Lebanon and Israel agreed to a three-week ceasefire extension for three weeks following talks at the White House overnight, with Lebanon’s Joseph Aoun and Israeli Prime Minister Benjamin Netanyahu expected to follow up with another round of talks for a more permanent peace deal. As part of the agreement, the US will “work with Lebanon in order to help it protect itself from Hezbollah,” US President Donald Trump said after the agreement was reached, without giving further details on what that help could look like.
Meanwhile, the US and Iran don’t seem to have made much progress on their own ceasefire talks, with Trump saying he is seeking the “best deal” with Iran to make it “everlasting.” Trump has also suggested that the progress on an agreement with Iran could be slow-moving because Tehran’s leadership is in disarray — a claim that Ayatollah Mojtaba Khamenei said was part of “the enemy’s media operations.”
Iran and the US are still very much fighting over control of the Strait of Hormuz, with traffic halted earlier this week after Tehran attacked three ships, escorting two of them into Iranian waters. Beyond the strait, US forces attacked at least three Iranian-flagged tankers in Asian waters, signaling that Washington’s naval blockade is active despite its ongoing ceasefire with Tehran. Partly laden with crude, the vessels were rerouted from their locations off the coasts of India, Sri Lanka, and Malaysia.

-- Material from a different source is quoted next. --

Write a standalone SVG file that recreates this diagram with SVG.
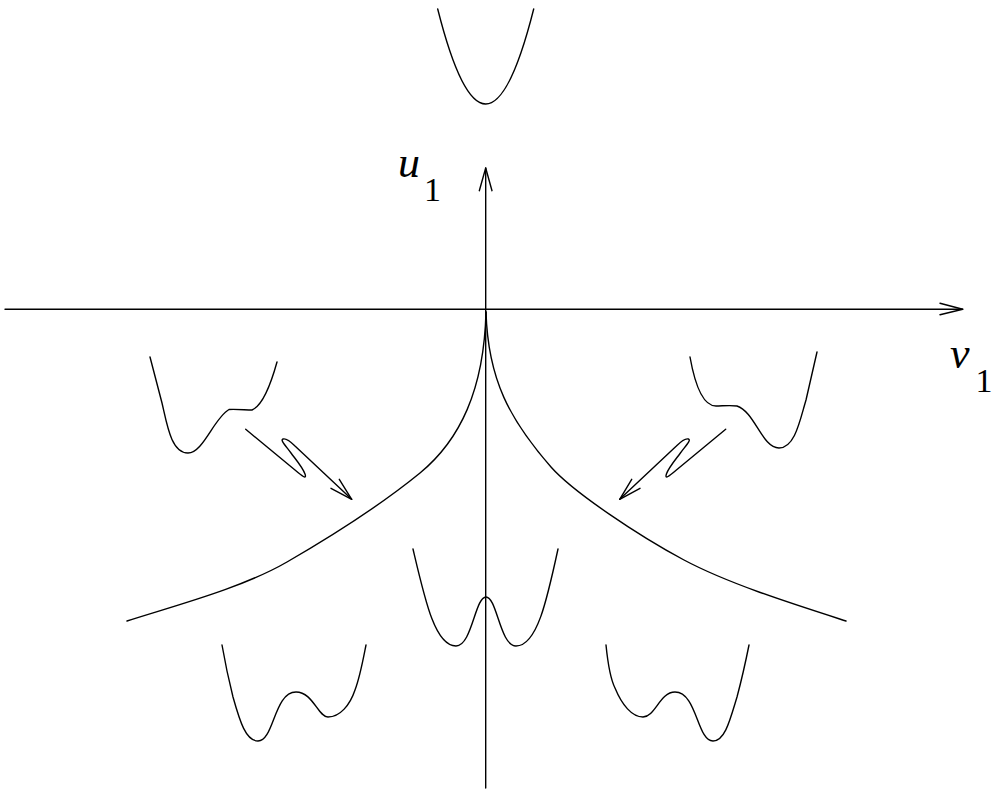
<svg xmlns="http://www.w3.org/2000/svg" width="997" height="791" viewBox="0 0 997 791">
<style>
.ln{fill:none;stroke:#000;stroke-width:1.4;stroke-linecap:round;stroke-linejoin:round}
.lb{font-family:"Liberation Serif",serif;fill:#000}
</style>
<rect width="997" height="791" fill="#fff"/>
<g id="connectors">
<g id="axis-v1">
<line class="ln" x1="5" y1="309.3" x2="962.7" y2="309.3"/>
<polyline class="ln" points="940,303.3 962.7,309.3 940,314.7"/>
</g>
<g id="axis-u1">
<line class="ln" x1="485.7" y1="788" x2="485.7" y2="168"/>
<polyline class="ln" points="479.3,190.7 485.7,168 492,190.7"/>
</g>
<g id="arrow-left">
<path class="ln" d="M245.7,429.3 L295,470 C302,476 307,480 305,474 C303,468 297,461 291,453 C285,445 280,440 283,439 C286,438 290,441 295,446 L351.7,499.3"/>
<polyline class="ln" points="339.3,479.3 351.7,499.3 331,488.3"/>
</g>
<g id="arrow-right">
<path class="ln" d="M725.7,429.3 L676.4,470 C669.4,476 664.4,480 666.4,474 C668.4,468 674.4,461 680.4,453 C686.4,445 691.4,440 688.4,439 C685.4,438 681.4,441 676.4,446 L619.7,499.3"/>
<polyline class="ln" points="631.7,479.3 619.7,499.3 640,488.3"/>
</g>
</g>
<g id="cusp">
<path class="ln" d="M486,312 C484,390 460,440 420,473 C382,504 332,536 287,562 C242,588 177,605 127,621"/>
<path class="ln" d="M486,312 C488,380 510,420 551,467 C573,492 639,536 684,560 C729,584 796,605 846,621"/>
</g>
<g id="potential-top">
<path class="ln" d="M437.7,9 Q485.7,199 533.7,9"/>
</g>
<g id="potential-left">
<path class="ln" d="M150,357 L162,403 C167,424 171,453 188,453 C203,453 214,418 229,409.5 C236,409 246,410 252,410 C264,405 272,380 277,362"/>
</g>
<g id="potential-right">
<path class="ln" d="M690,357 C695,385 703,406 716,406 C722,406 730,405 737,406 C755,412 762,448 779,448 C795,448 800,420 806,400 L817,352"/>
</g>
<g id="potential-center">
<path class="ln" d="M413,549 C425,600 435,646 456,646 C472,646 475,597 486,597 C497,597 500,646 516,646 C537,646 547,600 558,549"/>
</g>
<g id="potential-bottom-left">
<path class="ln" d="M222,645 C226,668 230,685 233,697 C240,722 246,741 258,741 C274,741 274,692 296,692 C313,692 318,717 328,717 C340,717 350,705 355,690 C360,677 363,660 366,645"/>
</g>
<g id="potential-bottom-right">
<path class="ln" d="M606,645 C608,665 610,678 615,688 C622,705 632,717 643,717 C655,717 660,692 675,692 C697,692 697,741 713,741 C725,741 730,720 737,697 C741,682 745,665 749,645"/>
</g>
<g id="label-u1">
<text class="lb" x="398" y="177" font-size="44" font-style="italic">u</text>
<text class="lb" x="424" y="201" font-size="34">1</text>
</g>
<g id="label-v1">
<text class="lb" x="950" y="368" font-size="44" font-style="italic">v</text>
<text class="lb" x="975.5" y="392" font-size="34">1</text>
</g>
</svg>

Washington appears to be working on dismantling Iran’s reach in the region in other moves, including reportedly blocking the delivery of USD 500 mn to Iraq as payment for oil sales, the Wall Street Journal reports. The suspended payment — the second since the war began — comes as the US pressures Iraq to “dismantle powerful Iranian-backed militias,” including groups that attacked US facilities in Iraq during the war.